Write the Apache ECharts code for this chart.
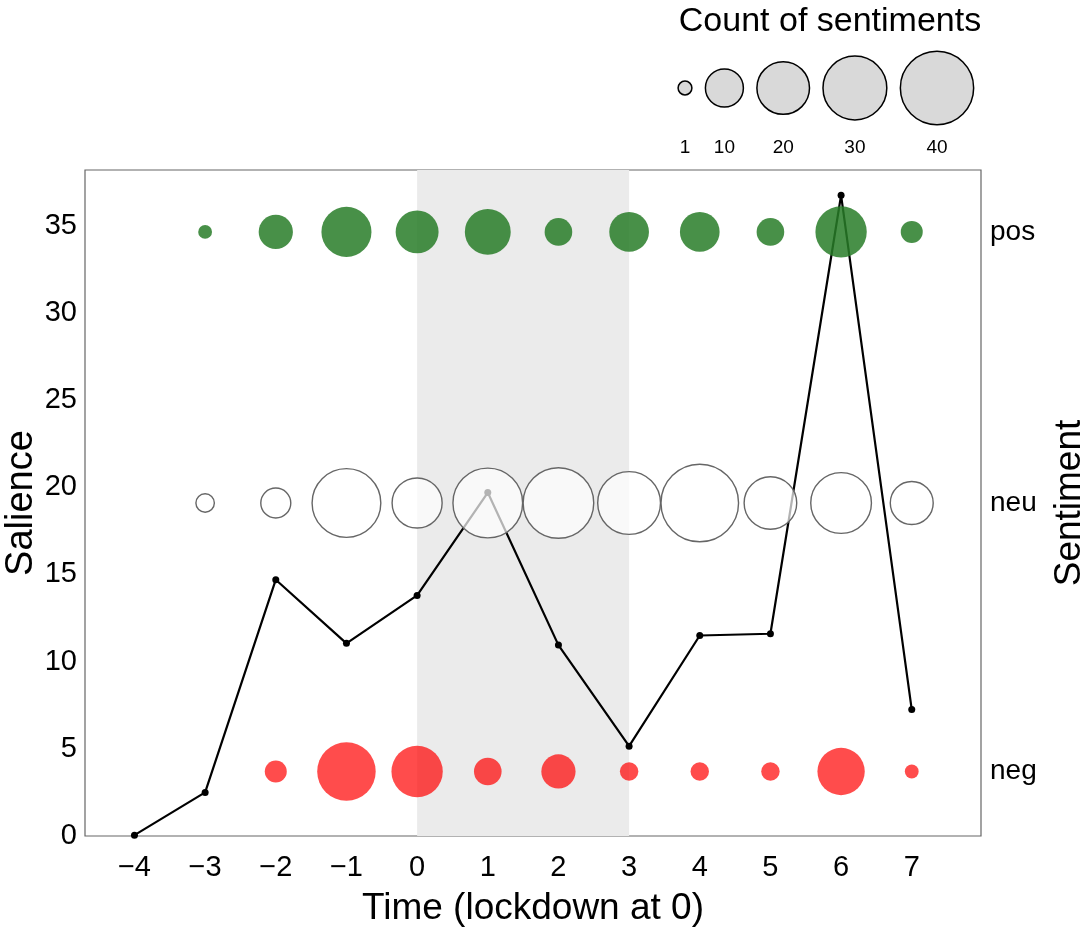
<!DOCTYPE html>
<html>
<head>
<meta charset="utf-8">
<script src="https://cdn.jsdelivr.net/npm/echarts@6/dist/echarts.min.js"></script>
<style>
  html, body { margin: 0; padding: 0; background: #fff; }
  #main { width: 1084px; height: 931px; }
</style>
</head>
<body>
<div id="main"></div>
<script>
// time points (weeks around lockdown)
const times = [-4, -3, -2, -1, 0, 1, 2, 3, 4, 5, 6, 7];
// salience line
const salience = [0.05, 2.5, 14.7, 11.05, 13.8, 19.7, 10.95, 5.15, 11.5, 11.6, 36.75, 7.25];
// counts of sentiments per time point (null = none)
const posCount = [null, 1, 8, 18, 13, 15, 5, 11, 11, 5, 19, 3];
const neuCount = [null, 2, 6, 35, 18, 36, 37, 29, 45, 20, 27, 13];
const negCount = [null, null, 3, 25, 19, 5, 8, 2, 2, 2, 16, 1];
// sentiment rows and where they sit on the salience scale
const sentimentLevels = ['pos', 'neu', 'neg'];
const sentimentAt = [34.65, 19.1, 3.7];
// size legend
const legendCounts = [1, 10, 20, 30, 40];
// lockdown shading
const lockdownSpan = [0, 3];

const FONT = 'Liberation Sans, Arial, Helvetica, sans-serif';

// diameter for a count
const bubbleSize = (v) => 2.65 + 11.17 * Math.sqrt(v);

const minus = (v) => String(v).replace('-', '\u2212');

const rowData = (counts, level) => {
        let out = [];
        counts.forEach((c, i) => {
                if (c != null) out.push([times[i], sentimentAt[level], c]);
        });
        return out;
};

// legend circle centres laid out from their sizes
let legendX = [];
let cx = 0;
legendCounts.forEach((c, i) => {
        if (i > 0) {
                cx += (bubbleSize(legendCounts[i - 1]) + bubbleSize(c)) / 2 + 13.5;
        }
        legendX.push(Math.round(cx * 10) / 10);
});

let chart = echarts.init(document.getElementById('main'));

let option = {
        animation: false,
        title: {
                text: 'Count of sentiments',
                left: 825,
                top: 0,
                textAlign: 'center',
                textStyle: { fontFamily: FONT, fontSize: 34, fontWeight: 'normal', color: '#000' }
        },
        grid: [{
                left: 85,
                right: 103,
                top: 170,
                bottom: 95,
                outerBoundsMode: 'none',
                containLabel: false,
                show: true,
                borderColor: '#666',
                borderWidth: 1.2,
                backgroundColor: 'transparent'
        }, {
                left: 685,
                top: 53,
                width: 260,
                height: 70,
                outerBoundsMode: 'none',
                containLabel: false
        }],
        xAxis: [{
                type: 'value',
                gridIndex: 0,
                min: -4.7,
                max: 7.98,
                axisLine: { show: false },
                axisTick: { show: false },
                splitLine: { show: false },
                axisLabel: {
                        customValues: times,
                        formatter: minus,
                        margin: 17,
                        color: '#000',
                        fontFamily: FONT,
                        fontSize: 29
                },
                name: 'Time (lockdown at 0)',
                nameLocation: 'middle',
                nameGap: 54,
                nameTextStyle: { fontFamily: FONT, fontSize: 37, color: '#000' }
        }, {
                type: 'value',
                gridIndex: 1,
                min: 0,
                max: 260,
                axisLine: { show: false },
                axisTick: { show: false },
                splitLine: { show: false },
                axisLabel: {
                        customValues: legendX,
                        formatter: (v) => legendCounts[legendX.indexOf(v)],
                        margin: 15,
                        color: '#000',
                        fontFamily: FONT,
                        fontSize: 19
                }
        }],
        yAxis: [{
                type: 'value',
                gridIndex: 0,
                min: 0,
                max: 38.2,
                interval: 5,
                axisLine: { show: false },
                axisTick: { show: false },
                splitLine: { show: false },
                axisLabel: {
                        showMaxLabel: false,
                        margin: 8,
                        color: '#000',
                        fontFamily: FONT,
                        fontSize: 29
                },
                name: 'Salience',
                nameLocation: 'middle',
                nameGap: 44,
                nameMoveOverlap: false,
                nameRotate: 90,
                nameTextStyle: { fontFamily: FONT, fontSize: 38, color: '#000' }
        }, {
                type: 'value',
                gridIndex: 0,
                position: 'right',
                min: 0,
                max: 38.2,
                axisLine: { show: false },
                axisTick: { show: false },
                splitLine: { show: false },
                axisLabel: {
                        customValues: sentimentAt,
                        formatter: (v) => sentimentLevels[sentimentAt.indexOf(v)],
                        margin: 9,
                        color: '#000',
                        fontFamily: FONT,
                        fontSize: 28
                },
                name: 'Sentiment',
                nameLocation: 'middle',
                nameGap: 70,
                nameMoveOverlap: false,
                nameRotate: 90,
                nameTextStyle: { fontFamily: FONT, fontSize: 37, color: '#000' }
        }, {
                type: 'value',
                gridIndex: 1,
                min: 0,
                max: 1,
                show: false
        }],
        series: [{
                // lockdown band
                type: 'line',
                xAxisIndex: 0,
                yAxisIndex: 0,
                data: [],
                z: 1,
                silent: true,
                markArea: {
                        silent: true,
                        itemStyle: { color: '#ebebeb' },
                        data: [[{ xAxis: lockdownSpan[0] }, { xAxis: lockdownSpan[1] }]]
                }
        }, {
                name: 'salience',
                type: 'line',
                xAxisIndex: 0,
                yAxisIndex: 0,
                z: 2,
                data: times.map((t, i) => [t, salience[i]]),
                symbol: 'circle',
                symbolSize: 7,
                lineStyle: { color: '#000', width: 2.2 },
                itemStyle: { color: '#000' }
        }, {
                name: 'pos',
                type: 'scatter',
                xAxisIndex: 0,
                yAxisIndex: 0,
                z: 3,
                data: rowData(posCount, 0),
                symbolSize: (v) => bubbleSize(v[2]),
                itemStyle: { color: 'rgba(40,125,40,0.85)', opacity: 1 }
        }, {
                name: 'neu',
                type: 'scatter',
                xAxisIndex: 0,
                yAxisIndex: 0,
                z: 3,
                data: rowData(neuCount, 1),
                symbolSize: (v) => bubbleSize(v[2]),
                itemStyle: {
                        color: 'rgba(255,255,255,0.7)',
                        borderColor: '#666',
                        borderWidth: 1.4,
                        opacity: 1
                }
        }, {
                name: 'neg',
                type: 'scatter',
                xAxisIndex: 0,
                yAxisIndex: 0,
                z: 3,
                data: rowData(negCount, 2),
                symbolSize: (v) => bubbleSize(v[2]),
                itemStyle: { color: 'rgba(255,0,0,0.7)', opacity: 1 }
        }, {
                name: 'legend',
                type: 'scatter',
                xAxisIndex: 1,
                yAxisIndex: 2,
                data: legendCounts.map((c, i) => [legendX[i], 0.5, c]),
                symbolSize: (v) => bubbleSize(v[2]),
                itemStyle: {
                        color: '#d9d9d9',
                        borderColor: '#000',
                        borderWidth: 1.5,
                        opacity: 1
                }
        }]
};

chart.setOption(option);
</script>
</body>
</html>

__________________________________________________

» **GIVEN REQUEST**
In the copy, include no pictures; restate the listing above exactly.

» **FULL ANSWER**
Write the Apache ECharts code for this chart.
<!DOCTYPE html>
<html>
<head>
<meta charset="utf-8">
<script src="https://cdn.jsdelivr.net/npm/echarts@6/dist/echarts.min.js"></script>
<style>
  html, body { margin: 0; padding: 0; background: #fff; }
  #main { width: 1084px; height: 931px; }
</style>
</head>
<body>
<div id="main"></div>
<script>
// time points (weeks around lockdown)
const times = [-4, -3, -2, -1, 0, 1, 2, 3, 4, 5, 6, 7];
// salience line
const salience = [0.05, 2.5, 14.7, 11.05, 13.8, 19.7, 10.95, 5.15, 11.5, 11.6, 36.75, 7.25];
// counts of sentiments per time point (null = none)
const posCount = [null, 1, 8, 18, 13, 15, 5, 11, 11, 5, 19, 3];
const neuCount = [null, 2, 6, 35, 18, 36, 37, 29, 45, 20, 27, 13];
const negCount = [null, null, 3, 25, 19, 5, 8, 2, 2, 2, 16, 1];
// sentiment rows and where they sit on the salience scale
const sentimentLevels = ['pos', 'neu', 'neg'];
const sentimentAt = [34.65, 19.1, 3.7];
// size legend
const legendCounts = [1, 10, 20, 30, 40];
// lockdown shading
const lockdownSpan = [0, 3];

const FONT = 'Liberation Sans, Arial, Helvetica, sans-serif';

// diameter for a count
const bubbleSize = (v) => 2.65 + 11.17 * Math.sqrt(v);

const minus = (v) => String(v).replace('-', '\u2212');

const rowData = (counts, level) => {
        let out = [];
        counts.forEach((c, i) => {
                if (c != null) out.push([times[i], sentimentAt[level], c]);
        });
        return out;
};

// legend circle centres laid out from their sizes
let legendX = [];
let cx = 0;
legendCounts.forEach((c, i) => {
        if (i > 0) {
                cx += (bubbleSize(legendCounts[i - 1]) + bubbleSize(c)) / 2 + 13.5;
        }
        legendX.push(Math.round(cx * 10) / 10);
});

let chart = echarts.init(document.getElementById('main'));

let option = {
        animation: false,
        title: {
                text: 'Count of sentiments',
                left: 825,
                top: 0,
                textAlign: 'center',
                textStyle: { fontFamily: FONT, fontSize: 34, fontWeight: 'normal', color: '#000' }
        },
        grid: [{
                left: 85,
                right: 103,
                top: 170,
                bottom: 95,
                outerBoundsMode: 'none',
                containLabel: false,
                show: true,
                borderColor: '#666',
                borderWidth: 1.2,
                backgroundColor: 'transparent'
        }, {
                left: 685,
                top: 53,
                width: 260,
                height: 70,
                outerBoundsMode: 'none',
                containLabel: false
        }],
        xAxis: [{
                type: 'value',
                gridIndex: 0,
                min: -4.7,
                max: 7.98,
                axisLine: { show: false },
                axisTick: { show: false },
                splitLine: { show: false },
                axisLabel: {
                        customValues: times,
                        formatter: minus,
                        margin: 17,
                        color: '#000',
                        fontFamily: FONT,
                        fontSize: 29
                },
                name: 'Time (lockdown at 0)',
                nameLocation: 'middle',
                nameGap: 54,
                nameTextStyle: { fontFamily: FONT, fontSize: 37, color: '#000' }
        }, {
                type: 'value',
                gridIndex: 1,
                min: 0,
                max: 260,
                axisLine: { show: false },
                axisTick: { show: false },
                splitLine: { show: false },
                axisLabel: {
                        customValues: legendX,
                        formatter: (v) => legendCounts[legendX.indexOf(v)],
                        margin: 15,
                        color: '#000',
                        fontFamily: FONT,
                        fontSize: 19
                }
        }],
        yAxis: [{
                type: 'value',
                gridIndex: 0,
                min: 0,
                max: 38.2,
                interval: 5,
                axisLine: { show: false },
                axisTick: { show: false },
                splitLine: { show: false },
                axisLabel: {
                        showMaxLabel: false,
                        margin: 8,
                        color: '#000',
                        fontFamily: FONT,
                        fontSize: 29
                },
                name: 'Salience',
                nameLocation: 'middle',
                nameGap: 44,
                nameMoveOverlap: false,
                nameRotate: 90,
                nameTextStyle: { fontFamily: FONT, fontSize: 38, color: '#000' }
        }, {
                type: 'value',
                gridIndex: 0,
                position: 'right',
                min: 0,
                max: 38.2,
                axisLine: { show: false },
                axisTick: { show: false },
                splitLine: { show: false },
                axisLabel: {
                        customValues: sentimentAt,
                        formatter: (v) => sentimentLevels[sentimentAt.indexOf(v)],
                        margin: 9,
                        color: '#000',
                        fontFamily: FONT,
                        fontSize: 28
                },
                name: 'Sentiment',
                nameLocation: 'middle',
                nameGap: 70,
                nameMoveOverlap: false,
                nameRotate: 90,
                nameTextStyle: { fontFamily: FONT, fontSize: 37, color: '#000' }
        }, {
                type: 'value',
                gridIndex: 1,
                min: 0,
                max: 1,
                show: false
        }],
        series: [{
                // lockdown band
                type: 'line',
                xAxisIndex: 0,
                yAxisIndex: 0,
                data: [],
                z: 1,
                silent: true,
                markArea: {
                        silent: true,
                        itemStyle: { color: '#ebebeb' },
                        data: [[{ xAxis: lockdownSpan[0] }, { xAxis: lockdownSpan[1] }]]
                }
        }, {
                name: 'salience',
                type: 'line',
                xAxisIndex: 0,
                yAxisIndex: 0,
                z: 2,
                data: times.map((t, i) => [t, salience[i]]),
                symbol: 'circle',
                symbolSize: 7,
                lineStyle: { color: '#000', width: 2.2 },
                itemStyle: { color: '#000' }
        }, {
                name: 'pos',
                type: 'scatter',
                xAxisIndex: 0,
                yAxisIndex: 0,
                z: 3,
                data: rowData(posCount, 0),
                symbolSize: (v) => bubbleSize(v[2]),
                itemStyle: { color: 'rgba(40,125,40,0.85)', opacity: 1 }
        }, {
                name: 'neu',
                type: 'scatter',
                xAxisIndex: 0,
                yAxisIndex: 0,
                z: 3,
                data: rowData(neuCount, 1),
                symbolSize: (v) => bubbleSize(v[2]),
                itemStyle: {
                        color: 'rgba(255,255,255,0.7)',
                        borderColor: '#666',
                        borderWidth: 1.4,
                        opacity: 1
                }
        }, {
                name: 'neg',
                type: 'scatter',
                xAxisIndex: 0,
                yAxisIndex: 0,
                z: 3,
                data: rowData(negCount, 2),
                symbolSize: (v) => bubbleSize(v[2]),
                itemStyle: { color: 'rgba(255,0,0,0.7)', opacity: 1 }
        }, {
                name: 'legend',
                type: 'scatter',
                xAxisIndex: 1,
                yAxisIndex: 2,
                data: legendCounts.map((c, i) => [legendX[i], 0.5, c]),
                symbolSize: (v) => bubbleSize(v[2]),
                itemStyle: {
                        color: '#d9d9d9',
                        borderColor: '#000',
                        borderWidth: 1.5,
                        opacity: 1
                }
        }]
};

chart.setOption(option);
</script>
</body>
</html>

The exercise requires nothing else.